Uno de los sevillanos más famosos de la historia es sin duda Don Juan Tenorio, pese a que se trata de un personaje ficticio que nunca llegó a existir. La primera versión que se escribió sobre este tema fue en 1630 en la obra El burlador de Sevilla y convidado de piedra, de Tirso de Molina. Mozart, Molière y Byron también usaron el don Juan como personaje de sus obras. Pero sin duda el autor que hizo famoso al personaje fue José Zorrilla. La acción del personaje se sitúa en la Sevilla del siglo XVI, en el barrio de Santa Cruz. Don Juan es un personaje que se pasa toda su vida seduciendo a las mujeres y enfrentándose a los hombres. Don Juan se apuesta con su amigo Luis Mejía que conquistará en tiempo récord a una ingenua novicia y a la novio de su enemigo. Un tiempo después consigue ambos objetivos: engañar a la novia de su rival y raptar del convento a la inocente y pura Doña Inés de Ulloa, la cual cree en el amor verdadero.
De manera inesperada, Don Juan se enamora perdidamente de Doña Inés y decida pedirle su mano a su padre, Don Gonzalo de Ulloa. Al enterarse de todo, Don Gonzalo y Don José Mejía, van a casa de Don Juan Tenorio para plantarle cara por haber engañado a las dos mujeres. Don Juan se enfrenta a los dos caballeros, logrando matarlos. Tras el suceso, Don Juan huye despavorido, abandonando a Doña Inés, que muere de pena. Años después éste vuelve al lugar de los hechos, donde se encuentra con la noticia de la muerte de Doña Inés, tras lo cual pide perdón muy arrepentido. Cuando las almas de sus antiguas victimas estaban a punto de llevárselo al infierno, en ese instante hizo aparición el espectro de doña Inés, impidiendo que se lo lleven y salvando a su amado.

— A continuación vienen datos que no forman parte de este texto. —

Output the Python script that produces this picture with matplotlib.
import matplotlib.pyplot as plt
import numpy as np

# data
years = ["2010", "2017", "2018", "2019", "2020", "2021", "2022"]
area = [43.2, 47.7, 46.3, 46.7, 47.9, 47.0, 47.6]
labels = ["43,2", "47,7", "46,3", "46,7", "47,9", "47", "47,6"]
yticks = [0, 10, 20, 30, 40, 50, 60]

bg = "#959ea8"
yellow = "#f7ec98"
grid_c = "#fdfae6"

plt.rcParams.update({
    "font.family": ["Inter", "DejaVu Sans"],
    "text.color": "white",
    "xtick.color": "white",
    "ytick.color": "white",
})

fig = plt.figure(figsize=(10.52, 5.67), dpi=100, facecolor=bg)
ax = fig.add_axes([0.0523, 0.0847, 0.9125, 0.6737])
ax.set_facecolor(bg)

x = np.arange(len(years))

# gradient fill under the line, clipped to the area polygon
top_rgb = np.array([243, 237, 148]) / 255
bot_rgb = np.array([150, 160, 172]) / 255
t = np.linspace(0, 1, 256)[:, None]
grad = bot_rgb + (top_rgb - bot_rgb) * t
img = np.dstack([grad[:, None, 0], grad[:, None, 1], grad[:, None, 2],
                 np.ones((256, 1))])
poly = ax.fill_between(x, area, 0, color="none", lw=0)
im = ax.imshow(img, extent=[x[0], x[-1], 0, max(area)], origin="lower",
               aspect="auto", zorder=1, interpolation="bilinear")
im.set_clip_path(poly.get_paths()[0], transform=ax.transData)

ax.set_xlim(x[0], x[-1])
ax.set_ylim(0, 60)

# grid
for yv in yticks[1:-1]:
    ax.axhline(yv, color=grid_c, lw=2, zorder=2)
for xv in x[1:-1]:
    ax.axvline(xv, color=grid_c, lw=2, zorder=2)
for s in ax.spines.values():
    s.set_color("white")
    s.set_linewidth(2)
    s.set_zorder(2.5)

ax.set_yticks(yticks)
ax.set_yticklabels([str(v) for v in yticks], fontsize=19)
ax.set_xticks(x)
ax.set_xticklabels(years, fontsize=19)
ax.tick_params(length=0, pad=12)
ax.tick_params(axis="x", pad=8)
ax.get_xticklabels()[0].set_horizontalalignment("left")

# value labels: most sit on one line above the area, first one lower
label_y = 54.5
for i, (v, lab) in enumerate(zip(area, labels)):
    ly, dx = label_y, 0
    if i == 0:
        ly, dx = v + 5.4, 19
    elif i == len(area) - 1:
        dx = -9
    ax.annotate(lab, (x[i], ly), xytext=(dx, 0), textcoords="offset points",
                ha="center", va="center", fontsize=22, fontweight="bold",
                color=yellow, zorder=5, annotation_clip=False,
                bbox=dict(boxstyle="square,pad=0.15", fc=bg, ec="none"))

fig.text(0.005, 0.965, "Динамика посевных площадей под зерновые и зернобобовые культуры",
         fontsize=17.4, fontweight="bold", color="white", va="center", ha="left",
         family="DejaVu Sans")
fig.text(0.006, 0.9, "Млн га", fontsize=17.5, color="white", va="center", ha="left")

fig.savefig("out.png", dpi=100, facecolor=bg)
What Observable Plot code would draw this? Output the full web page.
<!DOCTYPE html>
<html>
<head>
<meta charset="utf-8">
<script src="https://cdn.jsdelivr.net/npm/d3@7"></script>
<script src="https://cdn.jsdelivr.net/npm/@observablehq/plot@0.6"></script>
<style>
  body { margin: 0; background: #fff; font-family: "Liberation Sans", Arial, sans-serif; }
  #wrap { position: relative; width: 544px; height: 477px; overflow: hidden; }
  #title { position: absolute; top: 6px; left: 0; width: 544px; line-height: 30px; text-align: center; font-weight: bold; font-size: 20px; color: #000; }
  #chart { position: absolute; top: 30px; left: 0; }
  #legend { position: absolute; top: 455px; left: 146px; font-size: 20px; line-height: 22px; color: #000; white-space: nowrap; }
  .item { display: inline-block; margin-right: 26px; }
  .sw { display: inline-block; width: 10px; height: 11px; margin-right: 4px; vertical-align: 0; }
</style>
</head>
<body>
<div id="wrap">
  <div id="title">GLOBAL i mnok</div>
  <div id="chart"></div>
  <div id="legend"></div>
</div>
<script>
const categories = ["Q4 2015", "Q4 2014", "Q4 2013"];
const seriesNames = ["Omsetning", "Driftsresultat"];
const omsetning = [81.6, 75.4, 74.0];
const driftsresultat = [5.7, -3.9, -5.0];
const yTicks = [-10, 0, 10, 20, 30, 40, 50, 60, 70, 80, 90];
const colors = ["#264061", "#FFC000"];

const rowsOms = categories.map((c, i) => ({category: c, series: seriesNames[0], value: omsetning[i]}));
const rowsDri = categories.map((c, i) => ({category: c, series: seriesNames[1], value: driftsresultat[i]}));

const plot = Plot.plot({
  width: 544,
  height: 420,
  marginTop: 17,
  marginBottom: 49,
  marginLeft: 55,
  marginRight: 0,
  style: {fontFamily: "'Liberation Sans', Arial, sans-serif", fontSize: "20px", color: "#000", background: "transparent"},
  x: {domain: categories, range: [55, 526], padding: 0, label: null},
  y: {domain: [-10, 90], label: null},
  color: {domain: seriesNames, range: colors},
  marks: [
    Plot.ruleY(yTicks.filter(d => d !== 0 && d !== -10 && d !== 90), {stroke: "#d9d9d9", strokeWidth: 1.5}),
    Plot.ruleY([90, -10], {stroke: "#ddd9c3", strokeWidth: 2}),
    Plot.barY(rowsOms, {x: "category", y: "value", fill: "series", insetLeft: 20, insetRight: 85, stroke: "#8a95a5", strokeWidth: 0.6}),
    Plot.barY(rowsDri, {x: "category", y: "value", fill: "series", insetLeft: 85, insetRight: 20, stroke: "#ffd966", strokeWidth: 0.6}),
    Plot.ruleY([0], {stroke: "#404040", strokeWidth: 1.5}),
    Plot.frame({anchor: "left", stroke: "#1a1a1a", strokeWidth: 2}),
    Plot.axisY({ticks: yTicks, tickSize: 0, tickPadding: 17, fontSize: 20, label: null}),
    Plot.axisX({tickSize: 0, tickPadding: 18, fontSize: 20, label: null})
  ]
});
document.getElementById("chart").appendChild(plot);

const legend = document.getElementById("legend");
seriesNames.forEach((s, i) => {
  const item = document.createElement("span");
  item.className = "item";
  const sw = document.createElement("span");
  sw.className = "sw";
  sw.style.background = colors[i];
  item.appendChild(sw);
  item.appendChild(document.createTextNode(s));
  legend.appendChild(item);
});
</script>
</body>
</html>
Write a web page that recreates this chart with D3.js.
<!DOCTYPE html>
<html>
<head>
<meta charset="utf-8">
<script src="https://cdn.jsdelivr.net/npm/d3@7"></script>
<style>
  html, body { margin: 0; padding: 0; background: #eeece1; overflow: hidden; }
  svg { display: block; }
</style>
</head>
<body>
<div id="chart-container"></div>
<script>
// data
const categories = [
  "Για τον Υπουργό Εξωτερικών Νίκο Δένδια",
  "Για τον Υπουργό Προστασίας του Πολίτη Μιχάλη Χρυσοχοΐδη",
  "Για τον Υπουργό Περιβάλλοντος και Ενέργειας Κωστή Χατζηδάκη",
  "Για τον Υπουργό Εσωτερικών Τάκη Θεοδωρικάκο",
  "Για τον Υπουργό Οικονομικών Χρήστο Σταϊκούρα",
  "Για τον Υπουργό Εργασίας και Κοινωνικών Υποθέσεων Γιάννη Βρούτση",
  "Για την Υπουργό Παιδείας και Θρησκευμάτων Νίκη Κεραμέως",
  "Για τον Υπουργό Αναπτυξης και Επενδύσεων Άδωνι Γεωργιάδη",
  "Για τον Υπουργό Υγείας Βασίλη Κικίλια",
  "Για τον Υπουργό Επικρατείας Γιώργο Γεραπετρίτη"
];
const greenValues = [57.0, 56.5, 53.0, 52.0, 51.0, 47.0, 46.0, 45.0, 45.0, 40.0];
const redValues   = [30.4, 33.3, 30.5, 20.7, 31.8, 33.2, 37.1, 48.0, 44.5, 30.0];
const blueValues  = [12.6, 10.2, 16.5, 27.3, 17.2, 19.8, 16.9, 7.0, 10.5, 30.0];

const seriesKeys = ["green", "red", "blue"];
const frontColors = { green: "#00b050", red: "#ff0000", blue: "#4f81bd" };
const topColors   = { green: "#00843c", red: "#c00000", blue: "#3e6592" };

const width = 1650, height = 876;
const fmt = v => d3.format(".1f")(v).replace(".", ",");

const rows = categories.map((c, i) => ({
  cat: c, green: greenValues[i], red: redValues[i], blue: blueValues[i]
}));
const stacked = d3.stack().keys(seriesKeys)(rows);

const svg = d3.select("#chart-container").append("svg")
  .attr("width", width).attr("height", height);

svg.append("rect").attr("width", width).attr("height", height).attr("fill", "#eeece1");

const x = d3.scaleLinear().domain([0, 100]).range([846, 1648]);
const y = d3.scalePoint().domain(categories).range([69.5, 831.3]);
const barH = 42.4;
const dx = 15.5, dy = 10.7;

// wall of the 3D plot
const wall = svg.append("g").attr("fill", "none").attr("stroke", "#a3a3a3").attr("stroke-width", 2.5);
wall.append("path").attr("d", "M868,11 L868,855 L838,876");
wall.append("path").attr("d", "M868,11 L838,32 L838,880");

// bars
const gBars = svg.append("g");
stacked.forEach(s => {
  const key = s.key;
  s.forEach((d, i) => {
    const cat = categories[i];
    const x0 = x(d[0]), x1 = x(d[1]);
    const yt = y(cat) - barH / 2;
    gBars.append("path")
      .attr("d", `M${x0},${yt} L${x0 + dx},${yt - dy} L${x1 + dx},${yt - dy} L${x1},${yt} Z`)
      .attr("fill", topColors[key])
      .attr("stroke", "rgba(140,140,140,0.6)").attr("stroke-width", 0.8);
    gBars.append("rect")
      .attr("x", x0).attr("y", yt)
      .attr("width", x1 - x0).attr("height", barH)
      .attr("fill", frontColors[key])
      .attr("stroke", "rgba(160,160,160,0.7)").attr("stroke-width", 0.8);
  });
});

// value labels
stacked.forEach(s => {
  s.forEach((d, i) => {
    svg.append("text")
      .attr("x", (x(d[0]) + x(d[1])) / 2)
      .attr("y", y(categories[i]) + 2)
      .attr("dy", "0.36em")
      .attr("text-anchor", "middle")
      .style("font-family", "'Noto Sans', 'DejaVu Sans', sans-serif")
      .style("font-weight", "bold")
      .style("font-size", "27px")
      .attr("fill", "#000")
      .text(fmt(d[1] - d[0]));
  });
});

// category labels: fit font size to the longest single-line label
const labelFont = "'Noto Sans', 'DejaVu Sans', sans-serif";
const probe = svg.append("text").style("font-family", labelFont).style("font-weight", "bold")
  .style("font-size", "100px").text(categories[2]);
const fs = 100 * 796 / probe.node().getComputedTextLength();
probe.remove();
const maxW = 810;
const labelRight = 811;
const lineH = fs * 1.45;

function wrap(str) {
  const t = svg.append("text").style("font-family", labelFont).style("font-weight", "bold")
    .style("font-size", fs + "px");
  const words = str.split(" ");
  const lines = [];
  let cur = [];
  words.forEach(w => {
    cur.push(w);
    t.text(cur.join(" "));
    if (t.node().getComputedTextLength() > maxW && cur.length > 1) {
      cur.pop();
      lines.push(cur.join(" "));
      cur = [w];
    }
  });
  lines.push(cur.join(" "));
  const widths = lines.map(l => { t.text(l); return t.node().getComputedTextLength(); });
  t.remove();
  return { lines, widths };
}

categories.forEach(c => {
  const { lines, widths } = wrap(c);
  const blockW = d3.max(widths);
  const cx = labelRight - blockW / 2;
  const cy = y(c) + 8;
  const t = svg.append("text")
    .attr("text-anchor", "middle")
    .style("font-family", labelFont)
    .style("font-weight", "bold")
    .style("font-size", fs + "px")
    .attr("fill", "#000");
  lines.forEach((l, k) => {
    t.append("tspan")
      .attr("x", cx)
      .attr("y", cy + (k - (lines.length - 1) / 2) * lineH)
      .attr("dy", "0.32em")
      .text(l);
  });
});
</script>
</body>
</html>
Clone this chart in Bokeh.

La obra se representa cada año en Sevilla la víspera del Día de Todos los Santos, rivalizando con la tradición americana de Halloween. Se celebra ese día porque fue la segunda vez que se representó sobre un escenario. En la Plaza de los Refinadores de Sevilla, se encuentra la estatua dedicada a este personaje. En la foto de la derecha, podéis ver una de las frases más famosas de la obra de José Zorrilla, situado en el suelo de una de las calles del Barrio de las Letras de Madrid.